1748150 Members
3661 Online
108758 Solutions
New Discussion юеВ

Bash Scripting

 
Frank_A
New Member

Bash Scripting

Hello Folks,

I am newbie in Linux and working as jr. admin
I need some help to write script for SMART monitoring tool.
I have to write a script which will run every morning "smartctl" command on around 500 systems to scan hard drives for errors and mail it to admins. This script should only mail errors and show the server it associated with.
Currenlty we have smartd running on all systems and receive e-mail from each individual system if there is any error. Management want to recevie only one e-mail every morning which will have all disk errors.

I have written a script which scans drives in all systems and save the result in a file.
But I am not sure how to extract the date,
eg:
System Name = ?, Disk=?, Error.

or

if there is any other way to grep for errors which are genereated by SMART monitoring tools.

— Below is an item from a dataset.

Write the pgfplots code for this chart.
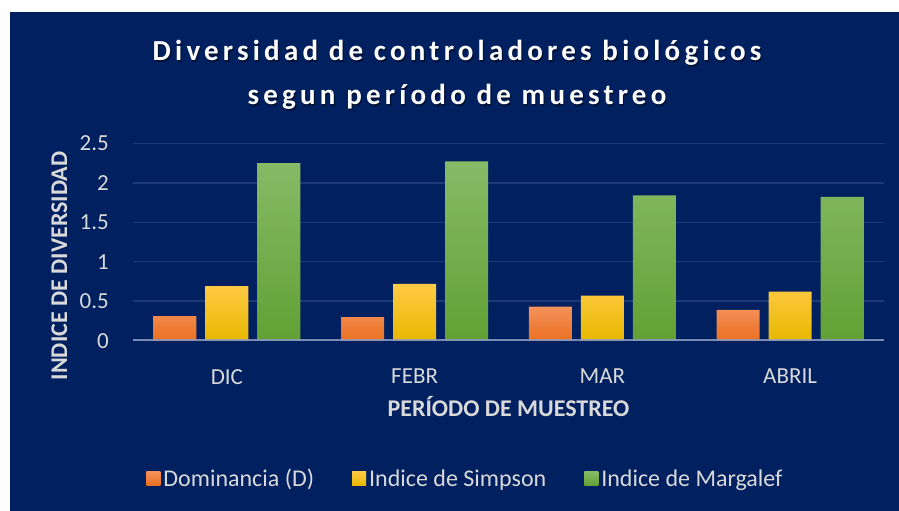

Thank you so much in advance.

Frank
3 REPLIES 3
Steven Schweda
Honored Contributor

Re: Bash Scripting

> [...] I am not sure how to extract the
> date,

Do you mean "the date" or "the data"?

> I have written a script [...]

With my weak psychic powers, I can't see it
from here.

> [...] and save the result in a file.

I can't see its result file, either, so I
also have no idea how to extract anything
from it. Perhaps if you could post a sample
of the data in the file, you might get some
useful suggestions.
Frank_A
New Member

Re: Bash Scripting

Thanks Steven for looking into it.

I would like to grep for the following lines along with the name of system and drive which is causing a problem.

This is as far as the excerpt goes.